Summary: A gentle spirit gives the world a taste of the presence of Jesus. As we become as gentle as Jesus, we will treat others like He does.
Rev. Brian Bill
Pastors are not always known for their gentleness because many of us talk too long or preach too loud. On the other hand, people are not always real gentle with pastors either.
I heard about a minister who received a note from an 11-year-old boy that said, “I liked your sermon on Sunday. Especially when it was finished!”
A little girl became restless as the preacher’s sermon dragged on and on. Finally, she leaned over to her mother and whispered, “If we give him the money now, will he let us go?”
Another pastor stood up to preach his first sermon. He was so frightened that he could hardly speak, but he had prepared a good, long message, so he just kept plodding through it. After a few minutes a man yelled from the back of the church, “We can’t HEAR you back here!” The pastor tried to preach louder, but a couple minutes later, the man called out again, “We can’t HEAR you!” The young preacher tried a little harder but now he was really nervous. Finally, the man at the back stood up and shouted, “We can’t hear a thing you’re saying!”
Just then another man in the front row stood up, turned around and said, “What are you COMPLAINING about? Just sit down and be thankful, or at least let me change places with you!”
As we come to the 8th defining characteristic of the Christ-life, we have to admit that gentleness is another description that is not very common among believers. It’s more like an exotic fruit that’s hard to find. We’ve heard about it, but don’t see much of it. But when we do, it emits an attractive fragrance that points people to Jesus.
Before we focus on the fruit of gentleness, let’s review some of the things we’ve been learning in our “Developing Your Character” series.
1. We cannot create fruit on our own.

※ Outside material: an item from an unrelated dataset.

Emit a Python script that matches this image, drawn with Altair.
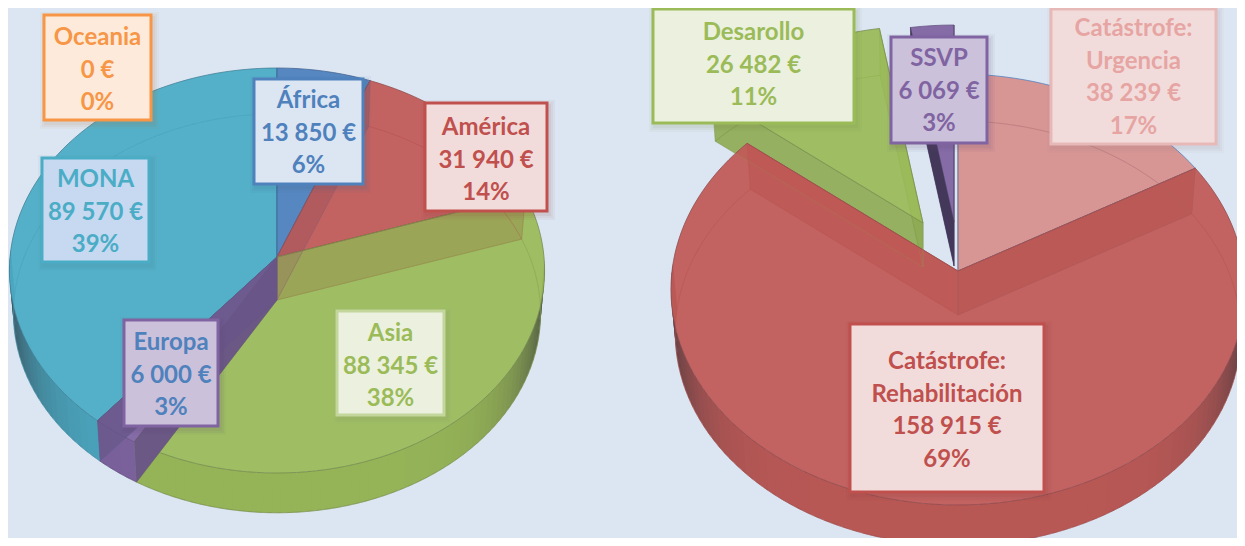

Galatians 5:17 reminds us that the sinful nature and the Spirit desire contrary things. The Fruit of the Spirit can only come from the Spirit of God. Fruit is not something we do; it’s what we display. Our responsibility is clear from Galatians 5:25: “Since we live by the Spirit, let us keep in step with the Spirit.” I hope you haven’t left here each Sunday thinking that you just need to “try harder.” The key is not to work but to worship, not to try more but to trust more.

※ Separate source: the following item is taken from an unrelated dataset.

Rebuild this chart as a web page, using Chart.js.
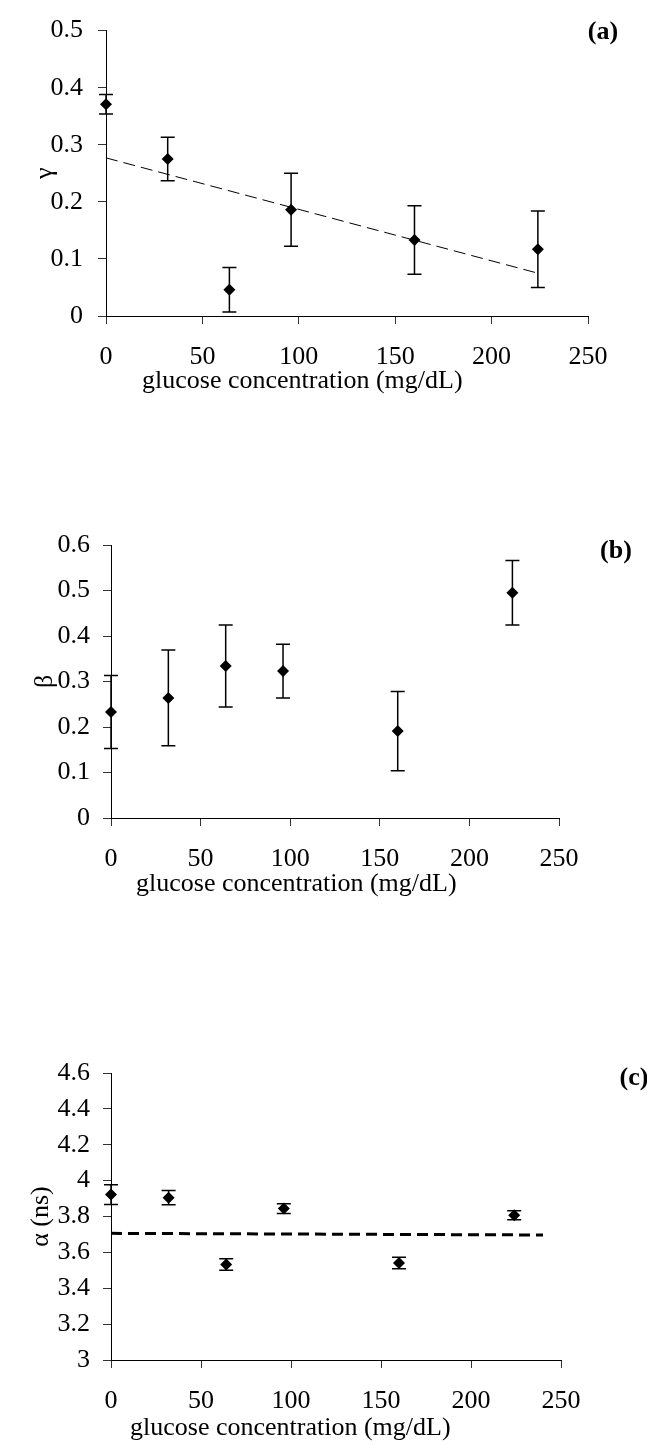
<!DOCTYPE html>
<html>
<head>
<meta charset="utf-8">
<script src="https://cdn.jsdelivr.net/npm/chart.js@4.4.1/dist/chart.umd.min.js"></script>
<style>
  body { margin: 0; background: #fff; }
  #wrap { position: relative; width: 647px; height: 1445px; }
  canvas { position: absolute; left: 0; }
</style>
</head>
<body>
<div id="wrap">
  <canvas id="chartA" width="647" height="400" style="top:0px"></canvas>
  <canvas id="chartB" width="647" height="502" style="top:400px"></canvas>
  <canvas id="chartC" width="647" height="543" style="top:902px"></canvas>
</div>
<script>
// glucose concentrations (mg/dL), shared by all three panels
const glucose = [0, 32, 64, 96, 160, 224];

// panel (a): gamma
const gammaVals = [0.371, 0.275, 0.046, 0.186, 0.133, 0.117];
const gammaErr = [0.017, 0.038, 0.039, 0.064, 0.060, 0.067];
const gammaFitX = [0, 224];
const gammaFitY = [0.277, 0.075];

// panel (b): beta
const betaVals = [0.233, 0.264, 0.334, 0.323, 0.191, 0.495];
const betaErr = [0.080, 0.105, 0.090, 0.059, 0.087, 0.071];

// panel (c): alpha (ns)
const alphaVals = [3.922, 3.905, 3.533, 3.844, 3.541, 3.807];
const alphaErr = [0.055, 0.040, 0.032, 0.027, 0.032, 0.025];
const alphaFitX = [0, 240];
const alphaFitY = [3.706, 3.697];

const xTitle = 'glucose concentration (mg/dL)';
const serif = '"Liberation Serif", "Times New Roman", serif';

// error bars drawn under the markers
const errorBars = {
  id: 'errorBars',
  beforeDatasetsDraw(chart) {
    const {ctx, scales: {x, y}} = chart;
    const ds = chart.data.datasets[0];
    ctx.save();
    ctx.strokeStyle = '#000';
    ctx.lineWidth = 1.5;
    ds.data.forEach((p, i) => {
      const e = ds.errors[i];
      const px = x.getPixelForValue(p.x);
      const top = y.getPixelForValue(p.y + e);
      const bot = y.getPixelForValue(p.y - e);
      ctx.beginPath();
      ctx.moveTo(px, top); ctx.lineTo(px, bot);
      ctx.moveTo(px - 7, top); ctx.lineTo(px + 7, top);
      ctx.moveTo(px - 7, bot); ctx.lineTo(px + 7, bot);
      ctx.stroke();
    });
    ctx.restore();
  }
};

// panel letter and x axis caption
const panelText = {
  id: 'panelText',
  afterDraw(chart, args, o) {
    const ctx = chart.ctx;
    ctx.save();
    ctx.fillStyle = '#000';
    ctx.textBaseline = 'middle';
    ctx.font = 'bold 26px ' + serif;
    ctx.textAlign = 'center';
    ctx.fillText(o.label, o.lx, o.ly);
    ctx.font = '26px ' + serif;
    ctx.textAlign = 'left';
    ctx.fillText(xTitle, o.tx, o.ty);
    ctx.restore();
  }
};

function makeChart(id, p) {
  const datasets = [{
    type: 'scatter',
    data: glucose.map((g, i) => ({x: g, y: p.vals[i]})),
    errors: p.errs,
    pointStyle: 'rectRot',
    pointRadius: 6,
    backgroundColor: '#000',
    borderWidth: 0,
    clip: false
  }];
  if (p.fitX) {
    datasets.push({
      type: 'line',
      data: p.fitX.map((g, i) => ({x: g, y: p.fitY[i]})),
      borderColor: '#000',
      borderWidth: p.fitWidth,
      borderDash: p.fitDash,
      pointRadius: 0,
      fill: false
    });
  }
  return new Chart(document.getElementById(id), {
    type: 'scatter',
    data: {datasets: datasets},
    options: {
      responsive: false,
      animation: false,
      layout: {padding: {left: 0, top: p.top, right: p.right, bottom: 0}},
      plugins: {
        legend: {display: false},
        tooltip: {enabled: false},
        panelText: {label: p.label, lx: p.lx, ly: p.ly, tx: p.tx, ty: p.ty}
      },
      scales: {
        x: {
          type: 'linear', min: 0, max: 250,
          afterFit: s => { s.height = p.xh; },
          border: {display: true, color: '#000', width: 1},
          grid: {drawOnChartArea: false, drawTicks: true, tickLength: 8, color: '#333'},
          ticks: {stepSize: 50, padding: 18, color: '#000', font: {family: serif, size: 26}, maxRotation: 0}
        },
        y: {
          type: 'linear', min: p.ymin, max: p.ymax,
          afterFit: s => { s.width = p.yw; },
          border: {display: true, color: '#000', width: 1},
          grid: {drawOnChartArea: false, drawTicks: true, tickLength: 8, color: '#333'},
          ticks: {
            stepSize: p.step, padding: p.ypad, color: '#000',
            font: {family: serif, size: 26},
            callback: v => String(Math.round(v * 10) / 10)
          },
          title: {display: true, text: p.ytitle, color: '#000', font: {family: serif, size: 26}, padding: {top: p.ytp, bottom: 0}}
        }
      }
    },
    plugins: [errorBars, panelText]
  });
}

makeChart('chartA', {
  vals: gammaVals, errs: gammaErr, fitX: gammaFitX, fitY: gammaFitY, fitWidth: 1, fitDash: [12, 6],
  ymin: 0, ymax: 0.5, step: 0.1, ytitle: 'γ',
  top: 24, right: 59, yw: 106, xh: 84, ypad: 15, ytp: 30,
  label: '(a)', lx: 603, ly: 32, tx: 142, ty: 381
});

makeChart('chartB', {
  vals: betaVals, errs: betaErr,
  ymin: 0, ymax: 0.6, step: 0.1, ytitle: 'β',
  top: 145, right: 88, yw: 111, xh: 84, ypad: 13, ytp: 30,
  label: '(b)', lx: 616, ly: 151, tx: 136, ty: 484
});

makeChart('chartC', {
  vals: alphaVals, errs: alphaErr, fitX: alphaFitX, fitY: alphaFitY, fitWidth: 3, fitDash: [11, 6],
  ymin: 3, ymax: 4.6, step: 0.2, ytitle: 'α (ns)',
  top: 171, right: 86, yw: 111, xh: 85, ypad: 13, ytp: 26,
  label: '(c)', lx: 634, ly: 176, tx: 130, ty: 526
});
</script>
</body>
</html>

2. The Fruit of the Spirit is a package deal. Galatians 5:22 uses the singular “fruit” and not “fruits.” It’s not a ‘pick and choose’ list like a buffet table to browse through. It’s a full-meal deal.
3. The focus is on Christian character. As we’ve said before, it’s important to distinguish between the gift of the Spirit which happens at salvation; the gifts of the Spirit, which have to do with service; and the graces of the Spirit, which relate to Christian character. Building Christian character must take precedence over displaying special abilities.

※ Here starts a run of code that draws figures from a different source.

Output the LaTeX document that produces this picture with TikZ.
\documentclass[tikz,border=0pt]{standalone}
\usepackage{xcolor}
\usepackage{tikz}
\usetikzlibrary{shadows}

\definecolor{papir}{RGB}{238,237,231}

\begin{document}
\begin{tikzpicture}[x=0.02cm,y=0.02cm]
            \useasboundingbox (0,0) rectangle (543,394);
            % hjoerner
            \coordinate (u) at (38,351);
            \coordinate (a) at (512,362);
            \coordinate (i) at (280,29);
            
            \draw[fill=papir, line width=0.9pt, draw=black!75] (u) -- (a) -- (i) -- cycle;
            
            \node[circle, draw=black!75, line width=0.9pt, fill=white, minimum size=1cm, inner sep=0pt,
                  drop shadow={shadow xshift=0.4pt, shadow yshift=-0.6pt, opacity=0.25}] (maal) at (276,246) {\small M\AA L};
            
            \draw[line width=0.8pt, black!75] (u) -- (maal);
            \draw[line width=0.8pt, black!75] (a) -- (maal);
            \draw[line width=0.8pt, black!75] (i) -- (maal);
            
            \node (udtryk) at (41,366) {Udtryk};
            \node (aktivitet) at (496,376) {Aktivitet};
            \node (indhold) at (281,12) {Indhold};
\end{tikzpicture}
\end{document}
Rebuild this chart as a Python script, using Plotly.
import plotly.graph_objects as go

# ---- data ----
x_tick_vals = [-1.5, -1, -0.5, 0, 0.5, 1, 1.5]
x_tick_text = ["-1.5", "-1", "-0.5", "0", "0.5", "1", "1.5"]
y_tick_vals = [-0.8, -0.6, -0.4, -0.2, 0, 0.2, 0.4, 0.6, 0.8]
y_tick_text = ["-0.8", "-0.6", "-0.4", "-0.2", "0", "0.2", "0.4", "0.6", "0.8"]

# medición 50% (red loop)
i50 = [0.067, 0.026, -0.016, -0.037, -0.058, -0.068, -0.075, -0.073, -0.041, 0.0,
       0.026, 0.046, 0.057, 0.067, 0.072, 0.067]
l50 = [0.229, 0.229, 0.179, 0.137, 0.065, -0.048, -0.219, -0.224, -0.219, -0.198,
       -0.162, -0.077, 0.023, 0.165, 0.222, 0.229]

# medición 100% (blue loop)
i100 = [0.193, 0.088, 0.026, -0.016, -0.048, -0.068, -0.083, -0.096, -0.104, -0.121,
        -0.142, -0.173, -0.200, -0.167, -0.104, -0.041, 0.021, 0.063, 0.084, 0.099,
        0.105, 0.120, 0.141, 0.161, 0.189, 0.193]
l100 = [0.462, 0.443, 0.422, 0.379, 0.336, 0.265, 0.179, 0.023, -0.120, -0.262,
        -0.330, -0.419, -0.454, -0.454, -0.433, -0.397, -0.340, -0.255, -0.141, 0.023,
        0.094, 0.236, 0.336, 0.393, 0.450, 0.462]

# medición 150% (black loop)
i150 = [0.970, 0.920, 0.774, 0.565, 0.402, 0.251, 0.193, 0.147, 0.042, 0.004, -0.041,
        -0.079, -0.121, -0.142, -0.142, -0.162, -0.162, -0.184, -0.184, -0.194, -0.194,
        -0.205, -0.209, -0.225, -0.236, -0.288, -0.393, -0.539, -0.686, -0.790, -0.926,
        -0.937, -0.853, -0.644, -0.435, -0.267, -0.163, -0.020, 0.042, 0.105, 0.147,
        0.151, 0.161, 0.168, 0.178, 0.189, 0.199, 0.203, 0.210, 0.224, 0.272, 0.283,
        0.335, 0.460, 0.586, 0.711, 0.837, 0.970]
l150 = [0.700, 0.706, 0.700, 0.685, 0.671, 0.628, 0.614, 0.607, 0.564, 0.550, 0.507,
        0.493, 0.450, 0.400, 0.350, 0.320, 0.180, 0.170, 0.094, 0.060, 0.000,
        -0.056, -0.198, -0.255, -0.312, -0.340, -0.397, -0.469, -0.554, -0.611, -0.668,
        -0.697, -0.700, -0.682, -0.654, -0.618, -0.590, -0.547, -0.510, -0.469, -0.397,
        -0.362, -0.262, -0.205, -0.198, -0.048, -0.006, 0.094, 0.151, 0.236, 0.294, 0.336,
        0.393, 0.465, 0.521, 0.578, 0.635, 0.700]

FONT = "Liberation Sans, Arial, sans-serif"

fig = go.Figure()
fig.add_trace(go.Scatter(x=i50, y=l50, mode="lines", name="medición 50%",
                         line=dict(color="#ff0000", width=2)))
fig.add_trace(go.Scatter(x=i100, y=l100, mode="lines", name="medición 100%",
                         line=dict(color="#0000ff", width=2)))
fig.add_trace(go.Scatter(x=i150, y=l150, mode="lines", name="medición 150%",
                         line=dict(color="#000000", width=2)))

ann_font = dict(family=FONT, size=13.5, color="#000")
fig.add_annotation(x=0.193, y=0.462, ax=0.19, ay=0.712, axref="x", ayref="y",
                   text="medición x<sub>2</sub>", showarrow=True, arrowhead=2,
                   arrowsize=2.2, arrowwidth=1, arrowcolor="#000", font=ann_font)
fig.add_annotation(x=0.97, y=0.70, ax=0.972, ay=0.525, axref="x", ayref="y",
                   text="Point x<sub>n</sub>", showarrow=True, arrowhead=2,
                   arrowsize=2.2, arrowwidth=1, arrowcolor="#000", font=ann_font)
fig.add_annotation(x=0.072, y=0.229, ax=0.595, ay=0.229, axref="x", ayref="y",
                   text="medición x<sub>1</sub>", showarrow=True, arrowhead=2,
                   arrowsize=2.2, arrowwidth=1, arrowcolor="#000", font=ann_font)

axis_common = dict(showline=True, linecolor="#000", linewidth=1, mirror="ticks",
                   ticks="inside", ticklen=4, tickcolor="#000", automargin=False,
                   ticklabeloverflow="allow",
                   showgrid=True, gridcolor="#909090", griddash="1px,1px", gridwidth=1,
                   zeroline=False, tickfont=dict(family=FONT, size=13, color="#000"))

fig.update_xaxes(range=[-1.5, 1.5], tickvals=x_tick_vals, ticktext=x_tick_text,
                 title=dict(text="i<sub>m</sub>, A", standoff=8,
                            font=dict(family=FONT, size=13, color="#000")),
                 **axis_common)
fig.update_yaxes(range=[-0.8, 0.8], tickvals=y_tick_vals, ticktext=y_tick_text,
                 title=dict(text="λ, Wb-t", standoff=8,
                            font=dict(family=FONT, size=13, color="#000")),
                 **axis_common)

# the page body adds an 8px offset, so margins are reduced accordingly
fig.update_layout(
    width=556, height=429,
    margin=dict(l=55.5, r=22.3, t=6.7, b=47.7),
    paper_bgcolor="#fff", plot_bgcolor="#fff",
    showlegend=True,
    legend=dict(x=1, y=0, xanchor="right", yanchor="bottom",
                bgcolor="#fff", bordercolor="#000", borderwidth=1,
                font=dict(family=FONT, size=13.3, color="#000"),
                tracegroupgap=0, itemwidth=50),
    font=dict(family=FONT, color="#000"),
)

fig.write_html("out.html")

4. The fruit must be displayed both individually and collectively. We’re not given the Fruit of the Spirit just so some individuals can be more faithful or more gentle. If the church is to be the community God desires it to be, then these nine virtues should also work in our lives corporately as the body of Christ.
5. Not all fruit ripens at the same time. As we submit and surrender to the Spirit, keeping in step with Him, He will bring to maturity each of these Christ-like qualities, but some may take a little longer to become fully grown.
6. The Fruit of the Spirit should be the result of living the normal Christian life. These character traits are not meant to be the exception for believers but rather the norm!
7. Bearing fruit is a both a gift and a task. There’s a paradox in living for Christ, isn’t there? Fruit is always a gift, but it still requires some work on our part. We’ve been given the Fruit of the Spirit and yet we’re reminded in Galatians 5:16 to “live by the Spirit.” It’s ours, but we have to appropriate that which He has given us.
As has been our practice each week, let’s read Galatians 5:22-23 together: “But the fruit of the Spirit is love, joy, peace, patience, kindness, goodness, faithfulness, gentleness and self-control…”
Most of us think that we understand what gentleness is all about. The dictionary defines it as being considerate, mild and soft. When we think of meek, we often think of weak. The biblical definition is much richer.
The Greek language, in which the New Testament was originally written, was extremely precise and expressive. When the Greeks developed a word, they not only gave it a careful definition, they almost always illustrated it. Their definition of gentleness was “power under control,” and they described it with a picture of a very powerful horse that had been tamed. Gentleness is like a wild animal with its power in check.